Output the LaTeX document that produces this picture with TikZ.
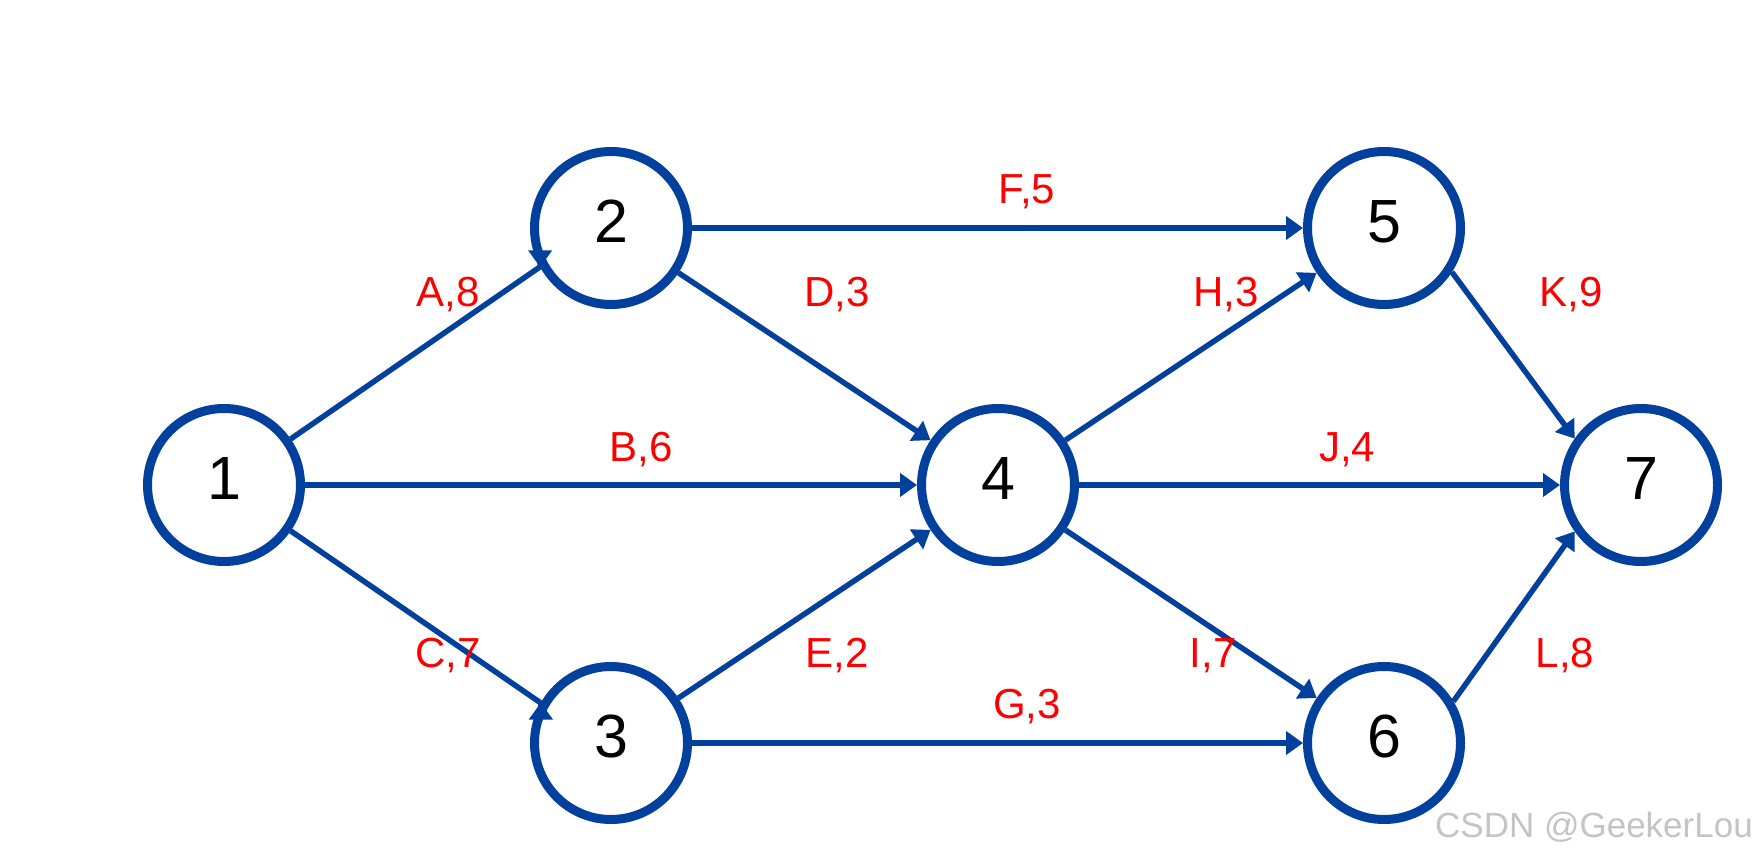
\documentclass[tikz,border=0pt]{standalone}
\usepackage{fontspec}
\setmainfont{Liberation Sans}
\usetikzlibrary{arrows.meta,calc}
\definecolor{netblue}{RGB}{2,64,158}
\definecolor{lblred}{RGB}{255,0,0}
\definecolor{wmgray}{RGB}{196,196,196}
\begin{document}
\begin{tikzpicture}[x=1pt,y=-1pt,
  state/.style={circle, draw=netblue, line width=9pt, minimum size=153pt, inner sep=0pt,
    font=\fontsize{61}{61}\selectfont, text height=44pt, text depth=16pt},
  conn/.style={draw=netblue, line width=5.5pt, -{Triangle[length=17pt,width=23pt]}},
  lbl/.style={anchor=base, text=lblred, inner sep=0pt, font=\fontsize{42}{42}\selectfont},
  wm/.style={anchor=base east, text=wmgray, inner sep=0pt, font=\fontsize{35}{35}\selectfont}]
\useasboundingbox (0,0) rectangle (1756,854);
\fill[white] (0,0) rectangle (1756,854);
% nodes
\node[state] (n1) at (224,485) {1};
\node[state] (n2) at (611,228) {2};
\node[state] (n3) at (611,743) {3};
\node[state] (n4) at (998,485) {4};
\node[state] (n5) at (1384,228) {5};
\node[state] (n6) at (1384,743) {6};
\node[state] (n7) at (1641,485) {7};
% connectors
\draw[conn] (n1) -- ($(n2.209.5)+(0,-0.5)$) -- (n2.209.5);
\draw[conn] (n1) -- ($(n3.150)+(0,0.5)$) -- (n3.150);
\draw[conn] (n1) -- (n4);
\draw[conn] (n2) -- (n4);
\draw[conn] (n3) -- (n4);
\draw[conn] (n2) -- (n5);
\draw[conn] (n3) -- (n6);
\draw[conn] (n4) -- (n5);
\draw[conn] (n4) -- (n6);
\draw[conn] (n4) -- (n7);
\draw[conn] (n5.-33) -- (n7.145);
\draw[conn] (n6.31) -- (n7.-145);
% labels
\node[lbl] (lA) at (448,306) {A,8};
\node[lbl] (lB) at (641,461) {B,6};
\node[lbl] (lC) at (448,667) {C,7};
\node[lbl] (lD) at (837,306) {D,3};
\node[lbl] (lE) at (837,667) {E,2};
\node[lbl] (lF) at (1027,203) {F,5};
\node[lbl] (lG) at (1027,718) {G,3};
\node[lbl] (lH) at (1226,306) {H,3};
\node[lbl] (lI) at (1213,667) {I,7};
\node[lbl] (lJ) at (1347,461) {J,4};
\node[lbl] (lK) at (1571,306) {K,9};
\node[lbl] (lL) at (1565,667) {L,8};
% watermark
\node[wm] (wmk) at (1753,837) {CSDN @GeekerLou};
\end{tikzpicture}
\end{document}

★ ★ ★

Copy every line above word for word and exclude the pictures.

Problem solution:
Output the LaTeX document that produces this picture with TikZ.
\documentclass[tikz,border=0pt]{standalone}
\usepackage{fontspec}
\setmainfont{Liberation Sans}
\usetikzlibrary{arrows.meta,calc}
\definecolor{netblue}{RGB}{2,64,158}
\definecolor{lblred}{RGB}{255,0,0}
\definecolor{wmgray}{RGB}{196,196,196}
\begin{document}
\begin{tikzpicture}[x=1pt,y=-1pt,
  state/.style={circle, draw=netblue, line width=9pt, minimum size=153pt, inner sep=0pt,
    font=\fontsize{61}{61}\selectfont, text height=44pt, text depth=16pt},
  conn/.style={draw=netblue, line width=5.5pt, -{Triangle[length=17pt,width=23pt]}},
  lbl/.style={anchor=base, text=lblred, inner sep=0pt, font=\fontsize{42}{42}\selectfont},
  wm/.style={anchor=base east, text=wmgray, inner sep=0pt, font=\fontsize{35}{35}\selectfont}]
\useasboundingbox (0,0) rectangle (1756,854);
\fill[white] (0,0) rectangle (1756,854);
% nodes
\node[state] (n1) at (224,485) {1};
\node[state] (n2) at (611,228) {2};
\node[state] (n3) at (611,743) {3};
\node[state] (n4) at (998,485) {4};
\node[state] (n5) at (1384,228) {5};
\node[state] (n6) at (1384,743) {6};
\node[state] (n7) at (1641,485) {7};
% connectors
\draw[conn] (n1) -- ($(n2.209.5)+(0,-0.5)$) -- (n2.209.5);
\draw[conn] (n1) -- ($(n3.150)+(0,0.5)$) -- (n3.150);
\draw[conn] (n1) -- (n4);
\draw[conn] (n2) -- (n4);
\draw[conn] (n3) -- (n4);
\draw[conn] (n2) -- (n5);
\draw[conn] (n3) -- (n6);
\draw[conn] (n4) -- (n5);
\draw[conn] (n4) -- (n6);
\draw[conn] (n4) -- (n7);
\draw[conn] (n5.-33) -- (n7.145);
\draw[conn] (n6.31) -- (n7.-145);
% labels
\node[lbl] (lA) at (448,306) {A,8};
\node[lbl] (lB) at (641,461) {B,6};
\node[lbl] (lC) at (448,667) {C,7};
\node[lbl] (lD) at (837,306) {D,3};
\node[lbl] (lE) at (837,667) {E,2};
\node[lbl] (lF) at (1027,203) {F,5};
\node[lbl] (lG) at (1027,718) {G,3};
\node[lbl] (lH) at (1226,306) {H,3};
\node[lbl] (lI) at (1213,667) {I,7};
\node[lbl] (lJ) at (1347,461) {J,4};
\node[lbl] (lK) at (1571,306) {K,9};
\node[lbl] (lL) at (1565,667) {L,8};
% watermark
\node[wm] (wmk) at (1753,837) {CSDN @GeekerLou};
\end{tikzpicture}
\end{document}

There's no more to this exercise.